▶ **GOAL**
Copy every line of the records below that holds the word "matplotlib".

[start of EXTRACTED INFORMATION]

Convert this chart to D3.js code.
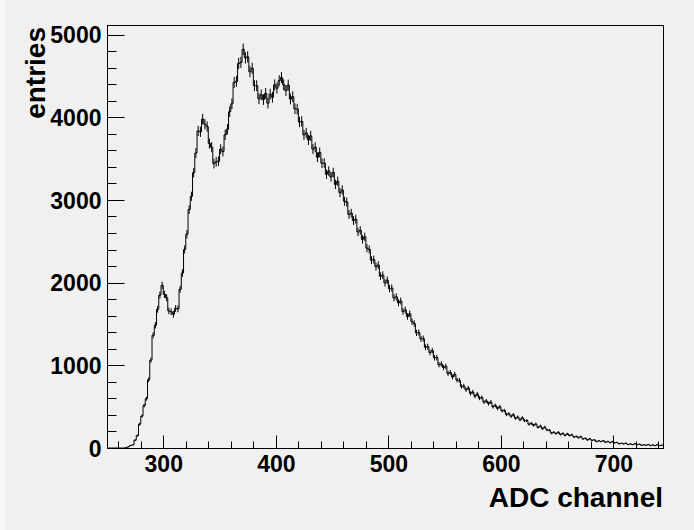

[end of EXTRACTED INFORMATION]
[start of EXTRACTED INFORMATION]

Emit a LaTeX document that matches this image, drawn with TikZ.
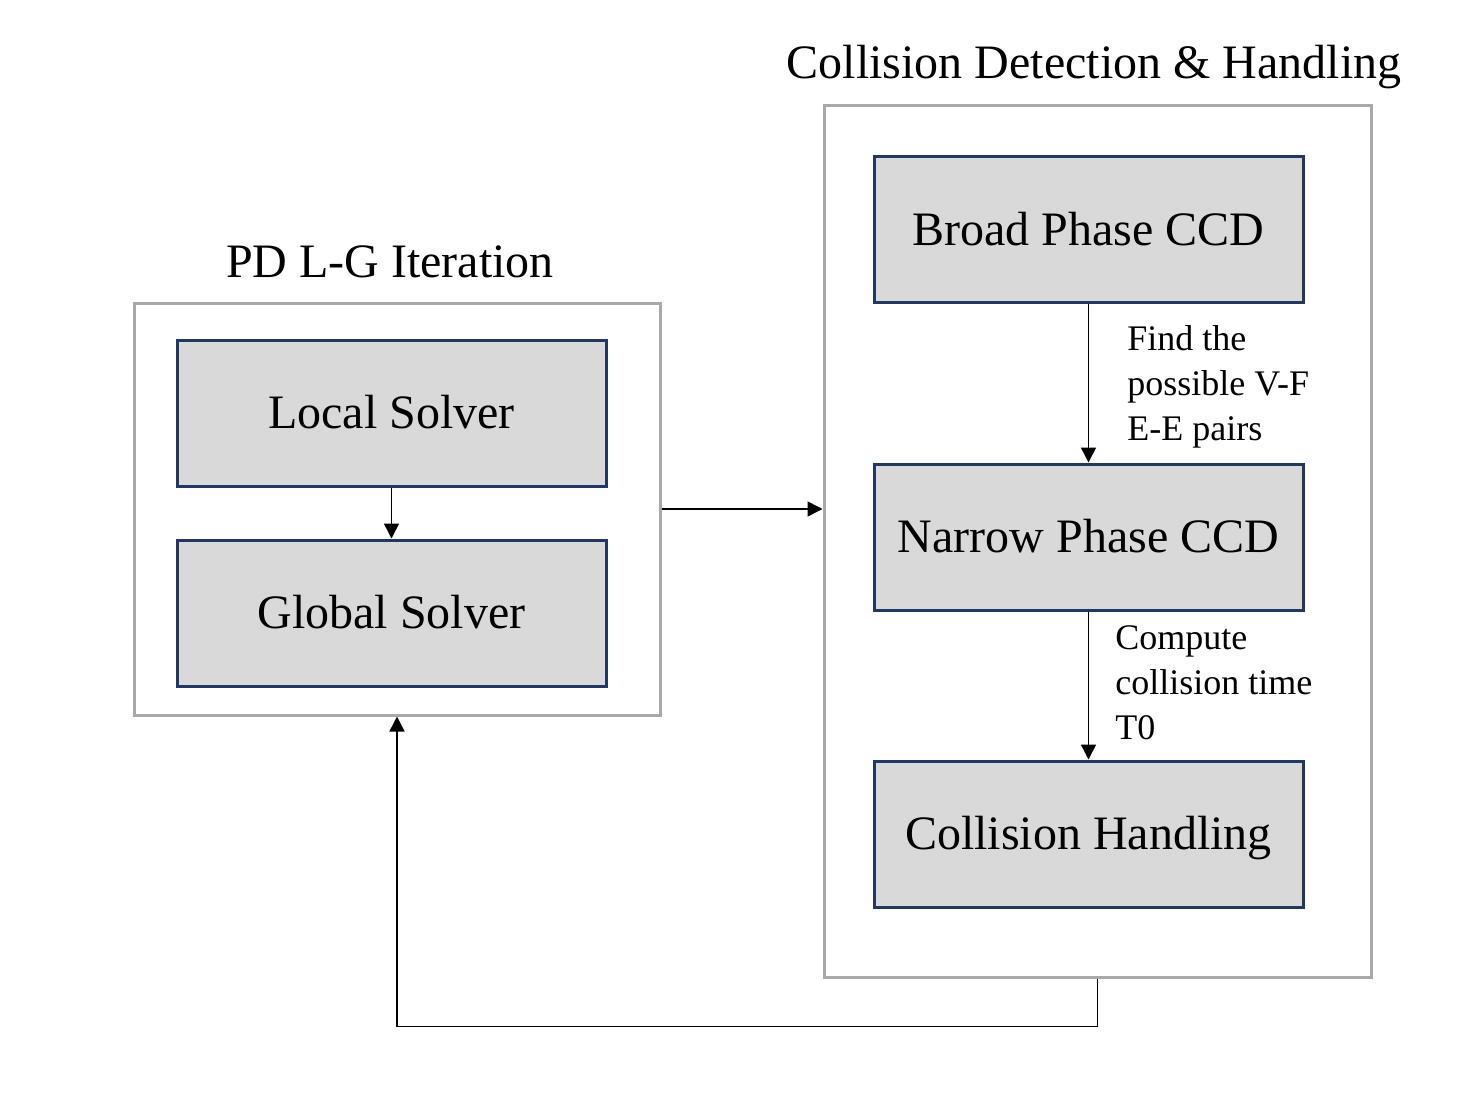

[end of EXTRACTED INFORMATION]
[start of EXTRACTED INFORMATION]

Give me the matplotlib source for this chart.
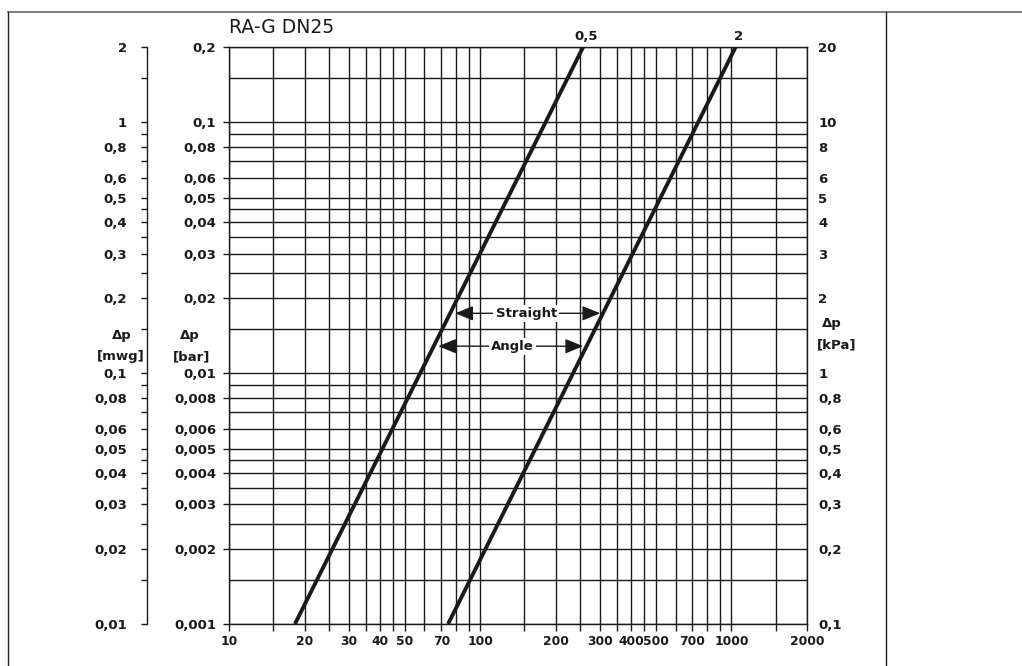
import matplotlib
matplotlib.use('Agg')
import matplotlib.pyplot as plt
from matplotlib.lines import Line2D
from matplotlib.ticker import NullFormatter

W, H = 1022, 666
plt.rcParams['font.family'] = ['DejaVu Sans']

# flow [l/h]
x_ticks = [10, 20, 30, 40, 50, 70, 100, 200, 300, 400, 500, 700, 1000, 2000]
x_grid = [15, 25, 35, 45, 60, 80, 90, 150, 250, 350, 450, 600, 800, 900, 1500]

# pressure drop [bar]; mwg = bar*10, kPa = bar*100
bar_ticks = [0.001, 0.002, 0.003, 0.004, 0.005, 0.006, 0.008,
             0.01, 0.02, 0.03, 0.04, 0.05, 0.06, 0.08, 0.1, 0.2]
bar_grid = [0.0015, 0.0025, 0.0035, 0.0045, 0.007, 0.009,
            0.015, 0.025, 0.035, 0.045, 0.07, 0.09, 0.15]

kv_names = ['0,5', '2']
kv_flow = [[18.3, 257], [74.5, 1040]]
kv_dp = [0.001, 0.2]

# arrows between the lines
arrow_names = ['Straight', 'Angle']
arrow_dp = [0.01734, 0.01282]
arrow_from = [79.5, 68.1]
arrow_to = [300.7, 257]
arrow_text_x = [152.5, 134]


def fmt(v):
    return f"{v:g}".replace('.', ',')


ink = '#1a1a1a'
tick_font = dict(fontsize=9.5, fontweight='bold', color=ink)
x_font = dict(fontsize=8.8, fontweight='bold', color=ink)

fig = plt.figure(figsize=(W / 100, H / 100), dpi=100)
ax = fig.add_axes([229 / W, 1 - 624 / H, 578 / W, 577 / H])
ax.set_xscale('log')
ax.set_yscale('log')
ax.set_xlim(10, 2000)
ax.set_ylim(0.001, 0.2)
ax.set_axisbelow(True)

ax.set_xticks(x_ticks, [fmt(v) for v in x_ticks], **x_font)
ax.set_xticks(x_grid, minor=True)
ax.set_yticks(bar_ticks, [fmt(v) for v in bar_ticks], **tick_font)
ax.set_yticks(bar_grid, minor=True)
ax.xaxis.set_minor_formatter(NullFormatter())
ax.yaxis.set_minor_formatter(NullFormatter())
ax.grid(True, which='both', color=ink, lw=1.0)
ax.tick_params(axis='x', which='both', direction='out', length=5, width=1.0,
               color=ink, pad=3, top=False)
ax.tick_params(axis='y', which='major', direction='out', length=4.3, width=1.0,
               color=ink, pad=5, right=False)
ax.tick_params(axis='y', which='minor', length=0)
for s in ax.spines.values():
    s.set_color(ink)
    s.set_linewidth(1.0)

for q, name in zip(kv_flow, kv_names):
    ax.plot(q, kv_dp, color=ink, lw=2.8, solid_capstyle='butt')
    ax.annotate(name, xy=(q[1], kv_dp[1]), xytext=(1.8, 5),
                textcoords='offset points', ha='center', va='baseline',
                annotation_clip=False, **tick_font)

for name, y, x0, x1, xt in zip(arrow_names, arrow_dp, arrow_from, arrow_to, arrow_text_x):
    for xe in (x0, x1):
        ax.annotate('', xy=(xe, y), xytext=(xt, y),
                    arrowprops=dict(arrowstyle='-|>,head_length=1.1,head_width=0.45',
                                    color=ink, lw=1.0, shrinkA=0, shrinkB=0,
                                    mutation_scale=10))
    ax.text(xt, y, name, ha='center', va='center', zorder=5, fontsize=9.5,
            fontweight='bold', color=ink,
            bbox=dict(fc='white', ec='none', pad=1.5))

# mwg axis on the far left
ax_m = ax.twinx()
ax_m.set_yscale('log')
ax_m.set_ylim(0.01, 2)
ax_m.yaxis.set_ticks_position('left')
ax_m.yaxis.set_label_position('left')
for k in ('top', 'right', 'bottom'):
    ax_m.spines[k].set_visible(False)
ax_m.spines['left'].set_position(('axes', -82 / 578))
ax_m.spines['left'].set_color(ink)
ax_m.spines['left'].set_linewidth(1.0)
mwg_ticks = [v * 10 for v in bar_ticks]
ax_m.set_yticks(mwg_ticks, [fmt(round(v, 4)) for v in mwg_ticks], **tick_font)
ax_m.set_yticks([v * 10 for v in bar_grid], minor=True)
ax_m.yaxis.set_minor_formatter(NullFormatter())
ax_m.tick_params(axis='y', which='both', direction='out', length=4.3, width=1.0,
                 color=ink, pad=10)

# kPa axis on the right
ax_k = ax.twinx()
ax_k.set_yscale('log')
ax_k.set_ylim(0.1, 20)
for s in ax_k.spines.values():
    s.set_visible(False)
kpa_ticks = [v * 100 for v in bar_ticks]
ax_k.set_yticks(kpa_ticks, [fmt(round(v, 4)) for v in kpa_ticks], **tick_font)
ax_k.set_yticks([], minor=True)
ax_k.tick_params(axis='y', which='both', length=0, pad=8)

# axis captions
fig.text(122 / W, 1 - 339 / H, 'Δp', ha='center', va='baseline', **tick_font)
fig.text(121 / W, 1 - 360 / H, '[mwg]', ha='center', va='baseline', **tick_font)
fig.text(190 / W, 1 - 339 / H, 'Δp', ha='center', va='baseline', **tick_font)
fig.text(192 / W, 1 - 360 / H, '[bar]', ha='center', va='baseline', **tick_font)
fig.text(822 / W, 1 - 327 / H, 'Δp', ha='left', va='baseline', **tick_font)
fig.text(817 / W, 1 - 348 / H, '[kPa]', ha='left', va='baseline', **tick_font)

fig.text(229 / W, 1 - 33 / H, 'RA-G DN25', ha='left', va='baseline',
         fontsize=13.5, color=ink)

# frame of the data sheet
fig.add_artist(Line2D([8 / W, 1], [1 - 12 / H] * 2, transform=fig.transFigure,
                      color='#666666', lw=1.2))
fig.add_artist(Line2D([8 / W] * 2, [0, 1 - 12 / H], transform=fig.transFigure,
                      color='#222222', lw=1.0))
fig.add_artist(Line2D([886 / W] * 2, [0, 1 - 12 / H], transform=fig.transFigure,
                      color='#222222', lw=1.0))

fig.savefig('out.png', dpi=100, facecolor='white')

[end of EXTRACTED INFORMATION]

▶ **SOLUTION FOR THIS PROBLEM**
Give me the matplotlib source for this chart.
import matplotlib
matplotlib.use('Agg')
import matplotlib.pyplot as plt
from matplotlib.lines import Line2D
from matplotlib.ticker import NullFormatter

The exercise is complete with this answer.